* [Available data]
****

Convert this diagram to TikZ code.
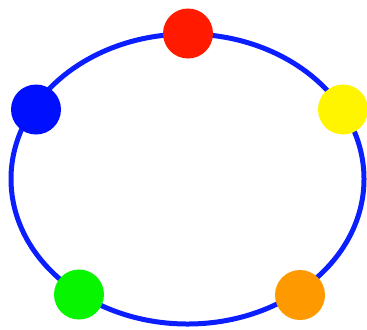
\documentclass[tikz,border=0pt]{standalone}
\usepackage{tikz}
\usetikzlibrary{positioning}
\definecolor{ringBlue}{HTML}{0A1EFF}
\definecolor{dotRed}{HTML}{FF1A00}
\definecolor{dotYellow}{HTML}{FFF500}
\definecolor{dotBlue}{HTML}{0010FF}
\definecolor{dotGreen}{HTML}{08F500}
\definecolor{dotOrange}{HTML}{FF9900}
\begin{document}
\begin{tikzpicture}[x=0.02cm,y=-0.02cm,
  dot/.style={circle,draw=none,inner sep=0pt,minimum size=1cm},
  ring/.style={draw=ringBlue,line width=0.1cm}]
\useasboundingbox (0,0) rectangle (367,329);
% --- ring ---
\draw[ring] (187.5,179) ellipse [x radius=176.5,y radius=145];
% --- dots on the ring ---
\foreach \x/\y/\c/\n in {188/33.5/dotRed/top,343/109.5/dotYellow/right,36/109.5/dotBlue/left,79/294.5/dotGreen/lowleft,300/295/dotOrange/lowright}
  {\node[dot,fill=\c] (\n) at (\x,\y) {};}
\end{tikzpicture}
\end{document}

****

* [What you are asked to do] Transcribe all of the material exactly, leaving out whatever pictures it contains.

* [Solution]
Convert this diagram to TikZ code.
\documentclass[tikz,border=0pt]{standalone}
\usepackage{tikz}
\usetikzlibrary{positioning}
\definecolor{ringBlue}{HTML}{0A1EFF}
\definecolor{dotRed}{HTML}{FF1A00}
\definecolor{dotYellow}{HTML}{FFF500}
\definecolor{dotBlue}{HTML}{0010FF}
\definecolor{dotGreen}{HTML}{08F500}
\definecolor{dotOrange}{HTML}{FF9900}
\begin{document}
\begin{tikzpicture}[x=0.02cm,y=-0.02cm,
  dot/.style={circle,draw=none,inner sep=0pt,minimum size=1cm},
  ring/.style={draw=ringBlue,line width=0.1cm}]
\useasboundingbox (0,0) rectangle (367,329);
% --- ring ---
\draw[ring] (187.5,179) ellipse [x radius=176.5,y radius=145];
% --- dots on the ring ---
\foreach \x/\y/\c/\n in {188/33.5/dotRed/top,343/109.5/dotYellow/right,36/109.5/dotBlue/left,79/294.5/dotGreen/lowleft,300/295/dotOrange/lowright}
  {\node[dot,fill=\c] (\n) at (\x,\y) {};}
\end{tikzpicture}
\end{document}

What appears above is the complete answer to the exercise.